Professional intelligence officers typically expect to labor in relative anonymity where their successes are likely to remain unheralded and their sacrifices unknown. This is no-doubt especially true when their work is overshadowed by a larger-than-life public figure such as T.E. Lawrence during the Arab Revolt of 1916–1918. Drawing upon newly uncovered sources, archeologist and historian Philip Walker attempts in Behind the Lawrence Legend: The Forgotten Few Who Shaped the Arab Revolt to correct the historical record by describing the quiet professionals whose largely forgotten intelligence work was critical to Lawrence’s battlefield success. Without detracting from the Lawrence legacy, Walker tells the story of Col. Cyril Wilson and his subordinates at the Jeddah Consulate whose roles in the First World War, the author argues, have until recently been significantly underappreciated by historians. Walker notes that the “sabotage work still resonates today as iconic testament to the Arab Revolt, while many of the low-key but essential intelligence and diplomatic efforts, particularly those carried out in the fulcrum of Jeddah, remain little known or hidden.”1.

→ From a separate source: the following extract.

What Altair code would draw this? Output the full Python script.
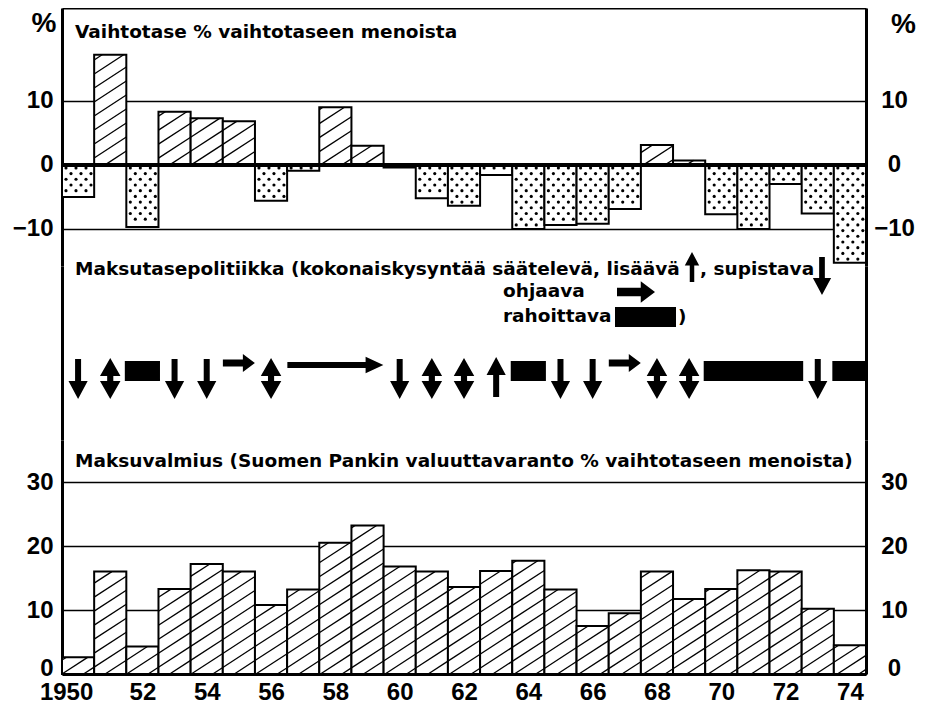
import math
import pandas as pd
import altair as alt

# ---------------- data ----------------
years = list(range(1950, 1975))
current_account = [-5.0, 17.2, -9.7, 8.3, 7.3, 6.8, -5.6, -0.9, 9.0, 3.0, -0.4, -5.2, -6.4,
                   -1.6, -10.0, -9.4, -9.2, -6.9, 3.1, 0.7, -7.7, -10.0, -3.0, -7.6, -15.3]
liquidity = [2.6, 16.0, 4.3, 13.3, 17.2, 16.0, 10.8, 13.2, 20.5, 23.2, 16.8, 16.0, 13.6,
             16.1, 17.7, 13.2, 7.5, 9.5, 16.0, 11.7, 13.3, 16.2, 16.0, 10.2, 4.5]
policy = ["down", "both", "fin", "down", "down", "steer", "both", "steer", "steer", "steer",
          "down", "both", "both", "up", "fin", "down", "down", "steer", "both", "both",
          "fin", "fin", "fin", "down", "fin"]
top_ticks = [-10, 0, 10]
bottom_ticks = [0, 10, 20, 30]
year_ticks = list(range(1950, 1975, 2))

unit_label = "%"
title_top = "Vaihtotase % vaihtotaseen menoista"
title_mid = "Maksutasepolitiikka (kokonaiskysyntää säätelevä, lisäävä"
title_mid_b = ", supistava"
legend_steer = "ohjaava"
legend_fin = "rahoittava"
legend_close = ")"
title_bottom = "Maksuvalmius (Suomen Pankin valuuttavaranto % vaihtotaseen menoista)"

# ---------------- layout / style constants ----------------
W = 804
X0, X1 = 1949.5, 1974.5
PX_YEAR = W / (X1 - X0)
PX_UNIT = 6.4
H_TOP = 258
TOP_LO = -15.8
TOP_HI = TOP_LO + H_TOP / PX_UNIT
H_MID = 174
H_BOT = 234
BOT_HI = H_BOT / PX_UNIT

TXT_FONT = "DejaVu Sans"
NUM_FONT = "Liberation Sans"
TXT_SIZE = 18.5

DOWN = "M -0.15 -1 L 0.15 -1 L 0.15 0.1 L 0.48 0.1 L 0 1 L -0.48 0.1 L -0.15 0.1 Z"
UP = "M -0.15 1 L 0.15 1 L 0.15 -0.1 L 0.48 -0.1 L 0 -1 L -0.48 -0.1 L -0.15 -0.1 Z"
BOTH = ("M 0 -1 L 0.5 -0.12 L 0.15 -0.12 L 0.15 0.12 L 0.5 0.12 L 0 1 L -0.5 0.12 "
        "L -0.15 0.12 L -0.15 -0.12 L -0.5 -0.12 Z")
SHORT = "M -1 -0.22 L 0.25 -0.22 L 0.25 -0.56 L 1 0 L 0.25 0.56 L 0.25 0.22 L -1 0.22 Z"
LONG = ("M -1 -0.06 L 0.63 -0.06 L 0.63 -0.17 L 1 0 L 0.63 0.17 L 0.63 0.06 "
        "L -1 0.06 Z")

ZERO_LIFT = {"condition": {"test": "datum.value == 0", "value": -6}, "value": 0}


def hatch_segments(yrs, vals, slope=0.65, gap=14.0):
    rows = []
    for yr, v in zip(yrs, vals):
        if v <= 0:
            continue
        xa = (yr - 0.5 - X0) * PX_YEAR
        xb = xa + PX_YEAR
        top = v * PX_UNIT
        kmin = -slope * xb
        kmax = top - slope * xa
        for n in range(math.ceil(kmin / gap), math.floor(kmax / gap) + 1):
            k = n * gap
            x1 = max(xa, (0 - k) / slope)
            x2 = min(xb, (top - k) / slope)
            if x2 - x1 > 0.8:
                rows.append({"x": X0 + x1 / PX_YEAR, "x2": X0 + x2 / PX_YEAR,
                             "y": (slope * x1 + k) / PX_UNIT,
                             "y2": (slope * x2 + k) / PX_UNIT})
    return pd.DataFrame(rows)


def dot_grid(yrs, vals, col_gap=10.0, row_gap=5.7):
    rows = []
    for yr, v in zip(yrs, vals):
        if v >= 0:
            continue
        xa = (yr - 0.5 - X0) * PX_YEAR
        xb = xa + PX_YEAR
        depth = -v * PX_UNIT
        i = 0
        yy = 3.0
        while yy <= depth - 2.5:
            xx = xa + 4.0 + (5.0 if i % 2 else 0.0)
            while xx <= xb - 2.5:
                rows.append({"x": X0 + xx / PX_YEAR, "y": -yy / PX_UNIT})
                xx += col_gap
            i += 1
            yy += row_gap
    return pd.DataFrame(rows)


def left_axis(values, grid, labels=True, lift_zero=False):
    kw = dict(orient="left", values=values, grid=grid, gridColor="black", gridWidth=1.5,
              ticks=False, domain=True, domainColor="black", domainWidth=3,
              labels=labels, labelFont=NUM_FONT, labelFontWeight="bold",
              labelFontSize=24, labelColor="black", labelPadding=9,
              labelBaseline="middle", title=None)
    if lift_zero:
        kw["labelOffset"] = ZERO_LIFT
    return alt.Axis(**kw)


def right_axis(values, labels=True, title=None, lift_zero=False):
    kw = dict(orient="right", values=values, grid=False, ticks=False, domain=True,
              domainColor="black", domainWidth=3, labels=labels, labelFont=NUM_FONT,
              labelFontWeight="bold", labelFontSize=24, labelColor="black",
              labelPadding=28, labelAlign="center", labelBaseline="middle", title=title)
    if title:
        kw.update(titleAngle=0, titleX=37, titleY=2, titleAlign="center",
                  titleBaseline="top", titleFont=NUM_FONT, titleFontSize=28,
                  titleFontWeight="bold", titleColor="black")
    if lift_zero:
        kw["labelOffset"] = ZERO_LIFT
    return alt.Axis(**kw)


def text_layer(txt, x, y, font=TXT_FONT, size=TXT_SIZE, align="left", baseline="alphabetic"):
    return alt.Chart(pd.DataFrame({"t": [txt]})).mark_text(
        align=align, baseline=baseline, font=font, fontWeight="bold",
        fontSize=size, color="black").encode(
        x=alt.value(x), y=alt.value(y), text="t:N")


xs = alt.Scale(domain=[X0, X1], nice=False, zero=False)

# ---------------- top panel ----------------
ys_top = alt.Scale(domain=[TOP_LO, TOP_HI], nice=False, zero=False)
ca = pd.DataFrame({"year": years, "value": current_account})
ca["x0"] = ca["year"] - 0.5
ca["x1"] = ca["year"] + 0.5

top_bars = alt.Chart(ca).mark_rect(fill="white", stroke="black", strokeWidth=2).encode(
    x=alt.X("x0:Q", scale=xs, axis=alt.Axis(orient="top", labels=False, ticks=False,
                                             grid=False, domain=True, domainColor="black",
                                             domainWidth=2, title=None)),
    x2="x1:Q",
    y=alt.Y("value:Q", scale=ys_top, axis=left_axis(top_ticks, True)),
    y2=alt.datum(0),
)
top_hatch = alt.Chart(hatch_segments(years, current_account)).mark_rule(
    color="black", strokeWidth=1.3).encode(
    x=alt.X("x:Q", title=None), x2="x2:Q", y=alt.Y("y:Q", title=None), y2="y2:Q")
top_dots = alt.Chart(dot_grid(years, current_account)).mark_circle(
    size=10, color="black", opacity=1).encode(
    x=alt.X("x:Q", title=None), y=alt.Y("y:Q", title=None))
top_zero = alt.Chart(ca).mark_rule(color="black", strokeWidth=3).encode(y=alt.datum(0))
top_text = text_layer(title_top, 13, 30)
top_pct = text_layer(unit_label, -18, 2, font=NUM_FONT, size=28, align="center",
                     baseline="top")
top_right = alt.Chart(ca).mark_point(opacity=0).encode(
    y=alt.Y("value:Q", scale=ys_top, axis=right_axis(top_ticks, title=unit_label)))

panel_top = alt.layer(
    alt.layer(top_bars, top_hatch, top_dots, top_zero, top_text, top_pct), top_right
).resolve_scale(y="independent").properties(width=W, height=H_TOP)

# ---------------- middle panel ----------------
runs = []
i = 0
while i < len(policy):
    j = i
    while j + 1 < len(policy) and policy[j + 1] == policy[i] and policy[i] in ("steer", "fin"):
        j += 1
    runs.append({"code": policy[i], "start": years[i], "end": years[j], "n": j - i + 1})
    i = j + 1
df_runs = pd.DataFrame(runs)
df_runs["mid"] = (df_runs["start"] + df_runs["end"]) / 2
df_runs["x0"] = df_runs["start"] - 0.5
df_runs["x1"] = df_runs["end"] + 0.5

dummy = pd.DataFrame({"v": [0.5]})
mid_left = alt.Chart(dummy).mark_point(opacity=0).encode(
    y=alt.Y("v:Q", scale=alt.Scale(domain=[0, 1]), axis=left_axis([], False, labels=False)))
mid_right = alt.Chart(dummy).mark_point(opacity=0).encode(
    y=alt.Y("v:Q", scale=alt.Scale(domain=[0, 1]), axis=right_axis([], labels=False)))

base_runs = alt.Chart(df_runs)


def sym(code_test, shape, size, yv):
    return base_runs.transform_filter(code_test).mark_point(
        shape=shape, size=size, filled=True, color="black", opacity=1, strokeWidth=0
    ).encode(x=alt.X("mid:Q", scale=xs, axis=None), y=alt.value(yv))


s_down = sym("datum.code == 'down'", DOWN, 1600, 113)
s_up = sym("datum.code == 'up'", UP, 1600, 111)
s_both = sym("datum.code == 'both'", BOTH, 1681, 112.5)
s_short = sym("datum.code == 'steer' && datum.n == 1", SHORT, 1024, 97)
s_long = sym("datum.code == 'steer' && datum.n > 1", LONG, 9216, 99)
s_fin = base_runs.transform_filter("datum.code == 'fin'").mark_rect(
    fill="black", stroke="black", strokeWidth=3).encode(
    x=alt.X("x0:Q", scale=xs, axis=None), x2="x1:Q",
    y=alt.value(96.5), y2=alt.value(113.5))

one = pd.DataFrame({"k": [0]})
leg_up = alt.Chart(one).mark_point(shape=UP, size=900, filled=True, color="black",
                                   opacity=1, strokeWidth=0).encode(
    x=alt.value(630), y=alt.value(1))
leg_down = alt.Chart(one).mark_point(shape=DOWN, size=1444, filled=True, color="black",
                                     opacity=1, strokeWidth=0).encode(
    x=alt.value(760), y=alt.value(10))
leg_steer = alt.Chart(one).mark_point(shape=SHORT, size=1444, filled=True, color="black",
                                      opacity=1, strokeWidth=0).encode(
    x=alt.value(574), y=alt.value(26))
leg_fin = alt.Chart(one).mark_rect(fill="black").encode(
    x=alt.value(553), x2=alt.value(614), y=alt.value(41), y2=alt.value(61))

panel_mid = alt.layer(
    alt.layer(mid_left, s_down, s_up, s_both, s_short, s_long, s_fin,
              text_layer(title_mid, 13, 9), leg_up, text_layer(title_mid_b, 638, 9),
              leg_down, text_layer(legend_steer, 441, 31), leg_steer,
              text_layer(legend_fin, 441, 56), leg_fin, text_layer(legend_close, 616, 57)),
    mid_right
).resolve_scale(y="independent").properties(width=W, height=H_MID)

# ---------------- bottom panel ----------------
ys_bot = alt.Scale(domain=[0, BOT_HI], nice=False, zero=False)
lq = pd.DataFrame({"year": years, "value": liquidity})
lq["x0"] = lq["year"] - 0.5
lq["x1"] = lq["year"] + 0.5

bot_bars = alt.Chart(lq).mark_rect(fill="white", stroke="black", strokeWidth=2).encode(
    x=alt.X("x0:Q", scale=xs, axis=alt.Axis(
        orient="bottom", values=year_ticks, grid=False, ticks=False, domain=True,
        domainColor="black", domainWidth=3, labelFont=NUM_FONT, labelFontWeight="bold",
        labelFontSize=24, labelColor="black", labelPadding=6, labelFlush=False,
        labelOverlap=False,
        labelExpr="datum.value == 1950 ? '1950' : substring(toString(datum.value), 2, 4)",
        labelOffset={"condition": {"test": "datum.value == 1950", "value": -12}, "value": 0},
        title=None)),
    x2="x1:Q",
    y=alt.Y("value:Q", scale=ys_bot, axis=left_axis(bottom_ticks, True, lift_zero=True)),
    y2=alt.datum(0),
)
bot_hatch = alt.Chart(hatch_segments(years, liquidity)).mark_rule(
    color="black", strokeWidth=1.3).encode(
    x=alt.X("x:Q", title=None), x2="x2:Q", y=alt.Y("y:Q", title=None), y2="y2:Q")
bot_text = text_layer(title_bottom, 13, 27)
bot_right = alt.Chart(lq).mark_point(opacity=0).encode(
    y=alt.Y("value:Q", scale=ys_bot, axis=right_axis(bottom_ticks, lift_zero=True)))

panel_bot = alt.layer(
    alt.layer(bot_bars, bot_hatch, bot_text), bot_right
).resolve_scale(y="independent").properties(width=W, height=H_BOT)

chart = alt.vconcat(panel_top, panel_mid, panel_bot, spacing=0, bounds="flush").properties(
    padding={"left": 4, "top": 0, "right": 0, "bottom": 0}
).configure(background="white").configure_view(stroke=None)

chart.save("out.html", embed_options={"renderer": "svg", "actions": False})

Walker’s description of the contributions of specific British intelligence officers underscores the importance of intelligence work to the Arab Revolt and the overall British campaign in the Middle East during the First World War. Unlike the high-profile exploits of Lawrence, the Jeddah Consulate practiced the more conventional arts of intelligence in a manner consistent with three main missions recognizable to any of today’s intelligence professionals: collecting intelligence by running networks of agents, producing actionable finished intelligence analysis, and coordinating covert-action operations. For example, twenty-three-year-old Lt. Leslie Bright’s routine behind-the-scenes intelligence work was critical to the British command. Bright’s work was “seen by the Arab Bureau as part of a jigsaw that would help to bring order and cohesion to a mass of agent reports, gossip, front-line reports, stolen or captured documents, newspaper stories, aerial photographs, prisoner of war interrogations, the all-important radio intercepts, and more.”2 His “penetrating analysis” for the Arab Bureau was “considered so valuable that they were printed intact in its highly secret Arab Bulletin.”3 Paperwork and thoughtful analysis, no matter how vital, obviously had no chance of making headlines like Lawrence and his Arabs blowing up trains and destroying rail networks.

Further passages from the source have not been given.